## start Given information

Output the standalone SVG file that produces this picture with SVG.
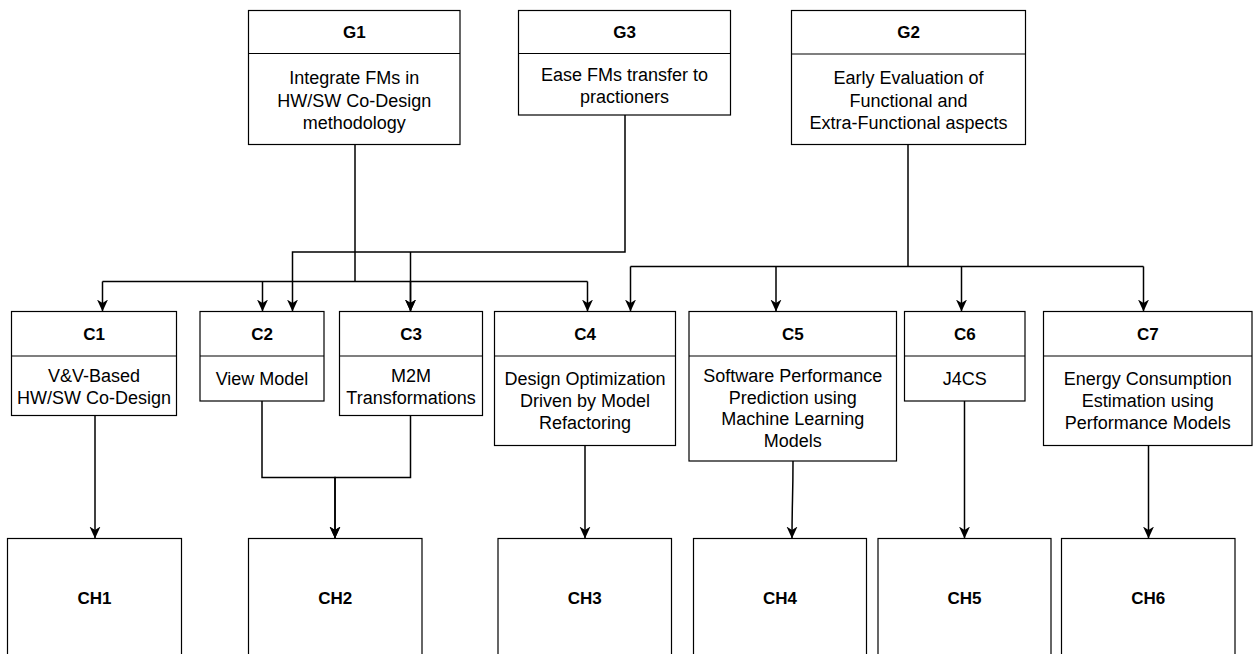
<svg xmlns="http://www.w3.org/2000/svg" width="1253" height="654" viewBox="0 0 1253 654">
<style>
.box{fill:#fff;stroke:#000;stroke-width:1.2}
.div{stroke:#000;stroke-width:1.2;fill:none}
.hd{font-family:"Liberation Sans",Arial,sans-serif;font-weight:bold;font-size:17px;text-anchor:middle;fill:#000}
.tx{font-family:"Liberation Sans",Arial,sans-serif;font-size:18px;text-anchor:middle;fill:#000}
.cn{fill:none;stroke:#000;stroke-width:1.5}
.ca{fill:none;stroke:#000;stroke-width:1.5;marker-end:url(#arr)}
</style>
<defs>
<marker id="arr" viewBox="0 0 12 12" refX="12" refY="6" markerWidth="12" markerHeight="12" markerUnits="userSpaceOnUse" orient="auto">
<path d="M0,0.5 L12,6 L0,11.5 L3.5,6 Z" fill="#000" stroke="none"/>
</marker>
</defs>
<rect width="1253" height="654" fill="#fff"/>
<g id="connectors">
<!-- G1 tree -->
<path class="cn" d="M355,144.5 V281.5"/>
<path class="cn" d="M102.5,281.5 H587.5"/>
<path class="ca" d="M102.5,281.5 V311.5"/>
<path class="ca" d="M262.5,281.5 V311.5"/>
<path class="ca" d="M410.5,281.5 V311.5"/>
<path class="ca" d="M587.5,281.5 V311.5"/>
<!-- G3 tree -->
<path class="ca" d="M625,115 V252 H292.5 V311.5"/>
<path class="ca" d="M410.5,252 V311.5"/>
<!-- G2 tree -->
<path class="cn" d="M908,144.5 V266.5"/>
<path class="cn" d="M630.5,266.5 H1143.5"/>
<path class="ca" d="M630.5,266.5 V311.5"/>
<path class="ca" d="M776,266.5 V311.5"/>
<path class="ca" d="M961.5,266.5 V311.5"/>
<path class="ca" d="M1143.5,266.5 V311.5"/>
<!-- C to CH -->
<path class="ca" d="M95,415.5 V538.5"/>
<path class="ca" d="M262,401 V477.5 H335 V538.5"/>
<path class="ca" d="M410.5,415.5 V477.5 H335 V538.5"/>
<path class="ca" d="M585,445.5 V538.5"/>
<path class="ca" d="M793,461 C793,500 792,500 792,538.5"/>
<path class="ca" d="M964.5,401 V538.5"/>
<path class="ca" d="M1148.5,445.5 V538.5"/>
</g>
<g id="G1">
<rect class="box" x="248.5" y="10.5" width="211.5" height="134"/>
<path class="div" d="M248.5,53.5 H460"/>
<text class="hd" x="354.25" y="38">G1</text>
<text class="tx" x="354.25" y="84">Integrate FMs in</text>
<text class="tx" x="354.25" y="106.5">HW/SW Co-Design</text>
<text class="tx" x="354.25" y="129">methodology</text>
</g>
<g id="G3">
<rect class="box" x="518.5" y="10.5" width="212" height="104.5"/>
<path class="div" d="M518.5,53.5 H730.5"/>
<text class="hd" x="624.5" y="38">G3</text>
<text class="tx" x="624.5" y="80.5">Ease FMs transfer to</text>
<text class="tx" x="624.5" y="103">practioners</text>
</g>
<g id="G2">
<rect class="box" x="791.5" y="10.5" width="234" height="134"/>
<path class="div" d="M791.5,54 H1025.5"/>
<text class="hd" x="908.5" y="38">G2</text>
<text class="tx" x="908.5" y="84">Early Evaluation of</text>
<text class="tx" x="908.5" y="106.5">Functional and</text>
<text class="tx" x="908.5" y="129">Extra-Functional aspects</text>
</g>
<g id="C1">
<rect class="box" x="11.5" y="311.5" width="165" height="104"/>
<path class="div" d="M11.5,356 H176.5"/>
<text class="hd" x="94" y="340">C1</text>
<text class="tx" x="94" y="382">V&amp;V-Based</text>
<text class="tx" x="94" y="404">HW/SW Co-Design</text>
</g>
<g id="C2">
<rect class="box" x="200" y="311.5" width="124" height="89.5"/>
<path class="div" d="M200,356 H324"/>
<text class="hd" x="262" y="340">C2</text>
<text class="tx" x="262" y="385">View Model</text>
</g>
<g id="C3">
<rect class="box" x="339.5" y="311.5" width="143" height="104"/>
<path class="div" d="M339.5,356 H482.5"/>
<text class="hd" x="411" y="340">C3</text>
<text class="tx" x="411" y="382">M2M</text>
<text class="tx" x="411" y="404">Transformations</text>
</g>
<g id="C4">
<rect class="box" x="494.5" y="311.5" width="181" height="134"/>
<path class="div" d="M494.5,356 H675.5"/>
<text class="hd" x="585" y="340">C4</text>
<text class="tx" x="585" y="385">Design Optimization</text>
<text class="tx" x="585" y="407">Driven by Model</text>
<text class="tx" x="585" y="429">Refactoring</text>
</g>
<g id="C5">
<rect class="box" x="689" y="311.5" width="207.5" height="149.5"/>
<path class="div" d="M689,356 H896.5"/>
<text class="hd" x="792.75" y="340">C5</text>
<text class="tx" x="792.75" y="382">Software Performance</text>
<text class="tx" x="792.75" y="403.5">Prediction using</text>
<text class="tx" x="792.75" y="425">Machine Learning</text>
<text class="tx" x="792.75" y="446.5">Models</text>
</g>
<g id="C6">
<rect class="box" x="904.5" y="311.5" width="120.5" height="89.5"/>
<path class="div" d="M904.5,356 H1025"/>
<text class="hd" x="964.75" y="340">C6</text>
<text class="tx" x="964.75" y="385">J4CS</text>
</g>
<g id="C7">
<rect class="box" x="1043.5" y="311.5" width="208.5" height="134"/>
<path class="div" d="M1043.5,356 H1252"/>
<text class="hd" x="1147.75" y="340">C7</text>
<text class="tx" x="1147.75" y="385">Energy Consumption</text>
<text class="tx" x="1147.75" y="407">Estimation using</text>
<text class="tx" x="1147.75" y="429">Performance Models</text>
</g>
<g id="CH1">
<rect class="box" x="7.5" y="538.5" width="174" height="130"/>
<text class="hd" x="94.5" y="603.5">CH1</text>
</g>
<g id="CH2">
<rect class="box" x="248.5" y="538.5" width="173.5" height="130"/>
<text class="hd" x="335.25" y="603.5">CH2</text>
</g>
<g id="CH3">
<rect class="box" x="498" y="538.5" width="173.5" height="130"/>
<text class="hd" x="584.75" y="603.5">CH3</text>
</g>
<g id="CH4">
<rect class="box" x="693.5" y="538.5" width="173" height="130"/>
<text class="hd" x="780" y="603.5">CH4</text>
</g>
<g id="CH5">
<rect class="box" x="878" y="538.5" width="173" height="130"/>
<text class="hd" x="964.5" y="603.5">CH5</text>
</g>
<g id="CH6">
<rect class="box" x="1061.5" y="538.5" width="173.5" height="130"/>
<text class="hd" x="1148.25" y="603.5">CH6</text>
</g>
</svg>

## end Given information

▶ **Problem to solve**: Repeat the material above in full and exactly, apart from the pictures.

▶ **Result below**:
Output the standalone SVG file that produces this picture with SVG.
<svg xmlns="http://www.w3.org/2000/svg" width="1253" height="654" viewBox="0 0 1253 654">
<style>
.box{fill:#fff;stroke:#000;stroke-width:1.2}
.div{stroke:#000;stroke-width:1.2;fill:none}
.hd{font-family:"Liberation Sans",Arial,sans-serif;font-weight:bold;font-size:17px;text-anchor:middle;fill:#000}
.tx{font-family:"Liberation Sans",Arial,sans-serif;font-size:18px;text-anchor:middle;fill:#000}
.cn{fill:none;stroke:#000;stroke-width:1.5}
.ca{fill:none;stroke:#000;stroke-width:1.5;marker-end:url(#arr)}
</style>
<defs>
<marker id="arr" viewBox="0 0 12 12" refX="12" refY="6" markerWidth="12" markerHeight="12" markerUnits="userSpaceOnUse" orient="auto">
<path d="M0,0.5 L12,6 L0,11.5 L3.5,6 Z" fill="#000" stroke="none"/>
</marker>
</defs>
<rect width="1253" height="654" fill="#fff"/>
<g id="connectors">
<!-- G1 tree -->
<path class="cn" d="M355,144.5 V281.5"/>
<path class="cn" d="M102.5,281.5 H587.5"/>
<path class="ca" d="M102.5,281.5 V311.5"/>
<path class="ca" d="M262.5,281.5 V311.5"/>
<path class="ca" d="M410.5,281.5 V311.5"/>
<path class="ca" d="M587.5,281.5 V311.5"/>
<!-- G3 tree -->
<path class="ca" d="M625,115 V252 H292.5 V311.5"/>
<path class="ca" d="M410.5,252 V311.5"/>
<!-- G2 tree -->
<path class="cn" d="M908,144.5 V266.5"/>
<path class="cn" d="M630.5,266.5 H1143.5"/>
<path class="ca" d="M630.5,266.5 V311.5"/>
<path class="ca" d="M776,266.5 V311.5"/>
<path class="ca" d="M961.5,266.5 V311.5"/>
<path class="ca" d="M1143.5,266.5 V311.5"/>
<!-- C to CH -->
<path class="ca" d="M95,415.5 V538.5"/>
<path class="ca" d="M262,401 V477.5 H335 V538.5"/>
<path class="ca" d="M410.5,415.5 V477.5 H335 V538.5"/>
<path class="ca" d="M585,445.5 V538.5"/>
<path class="ca" d="M793,461 C793,500 792,500 792,538.5"/>
<path class="ca" d="M964.5,401 V538.5"/>
<path class="ca" d="M1148.5,445.5 V538.5"/>
</g>
<g id="G1">
<rect class="box" x="248.5" y="10.5" width="211.5" height="134"/>
<path class="div" d="M248.5,53.5 H460"/>
<text class="hd" x="354.25" y="38">G1</text>
<text class="tx" x="354.25" y="84">Integrate FMs in</text>
<text class="tx" x="354.25" y="106.5">HW/SW Co-Design</text>
<text class="tx" x="354.25" y="129">methodology</text>
</g>
<g id="G3">
<rect class="box" x="518.5" y="10.5" width="212" height="104.5"/>
<path class="div" d="M518.5,53.5 H730.5"/>
<text class="hd" x="624.5" y="38">G3</text>
<text class="tx" x="624.5" y="80.5">Ease FMs transfer to</text>
<text class="tx" x="624.5" y="103">practioners</text>
</g>
<g id="G2">
<rect class="box" x="791.5" y="10.5" width="234" height="134"/>
<path class="div" d="M791.5,54 H1025.5"/>
<text class="hd" x="908.5" y="38">G2</text>
<text class="tx" x="908.5" y="84">Early Evaluation of</text>
<text class="tx" x="908.5" y="106.5">Functional and</text>
<text class="tx" x="908.5" y="129">Extra-Functional aspects</text>
</g>
<g id="C1">
<rect class="box" x="11.5" y="311.5" width="165" height="104"/>
<path class="div" d="M11.5,356 H176.5"/>
<text class="hd" x="94" y="340">C1</text>
<text class="tx" x="94" y="382">V&amp;V-Based</text>
<text class="tx" x="94" y="404">HW/SW Co-Design</text>
</g>
<g id="C2">
<rect class="box" x="200" y="311.5" width="124" height="89.5"/>
<path class="div" d="M200,356 H324"/>
<text class="hd" x="262" y="340">C2</text>
<text class="tx" x="262" y="385">View Model</text>
</g>
<g id="C3">
<rect class="box" x="339.5" y="311.5" width="143" height="104"/>
<path class="div" d="M339.5,356 H482.5"/>
<text class="hd" x="411" y="340">C3</text>
<text class="tx" x="411" y="382">M2M</text>
<text class="tx" x="411" y="404">Transformations</text>
</g>
<g id="C4">
<rect class="box" x="494.5" y="311.5" width="181" height="134"/>
<path class="div" d="M494.5,356 H675.5"/>
<text class="hd" x="585" y="340">C4</text>
<text class="tx" x="585" y="385">Design Optimization</text>
<text class="tx" x="585" y="407">Driven by Model</text>
<text class="tx" x="585" y="429">Refactoring</text>
</g>
<g id="C5">
<rect class="box" x="689" y="311.5" width="207.5" height="149.5"/>
<path class="div" d="M689,356 H896.5"/>
<text class="hd" x="792.75" y="340">C5</text>
<text class="tx" x="792.75" y="382">Software Performance</text>
<text class="tx" x="792.75" y="403.5">Prediction using</text>
<text class="tx" x="792.75" y="425">Machine Learning</text>
<text class="tx" x="792.75" y="446.5">Models</text>
</g>
<g id="C6">
<rect class="box" x="904.5" y="311.5" width="120.5" height="89.5"/>
<path class="div" d="M904.5,356 H1025"/>
<text class="hd" x="964.75" y="340">C6</text>
<text class="tx" x="964.75" y="385">J4CS</text>
</g>
<g id="C7">
<rect class="box" x="1043.5" y="311.5" width="208.5" height="134"/>
<path class="div" d="M1043.5,356 H1252"/>
<text class="hd" x="1147.75" y="340">C7</text>
<text class="tx" x="1147.75" y="385">Energy Consumption</text>
<text class="tx" x="1147.75" y="407">Estimation using</text>
<text class="tx" x="1147.75" y="429">Performance Models</text>
</g>
<g id="CH1">
<rect class="box" x="7.5" y="538.5" width="174" height="130"/>
<text class="hd" x="94.5" y="603.5">CH1</text>
</g>
<g id="CH2">
<rect class="box" x="248.5" y="538.5" width="173.5" height="130"/>
<text class="hd" x="335.25" y="603.5">CH2</text>
</g>
<g id="CH3">
<rect class="box" x="498" y="538.5" width="173.5" height="130"/>
<text class="hd" x="584.75" y="603.5">CH3</text>
</g>
<g id="CH4">
<rect class="box" x="693.5" y="538.5" width="173" height="130"/>
<text class="hd" x="780" y="603.5">CH4</text>
</g>
<g id="CH5">
<rect class="box" x="878" y="538.5" width="173" height="130"/>
<text class="hd" x="964.5" y="603.5">CH5</text>
</g>
<g id="CH6">
<rect class="box" x="1061.5" y="538.5" width="173.5" height="130"/>
<text class="hd" x="1148.25" y="603.5">CH6</text>
</g>
</svg>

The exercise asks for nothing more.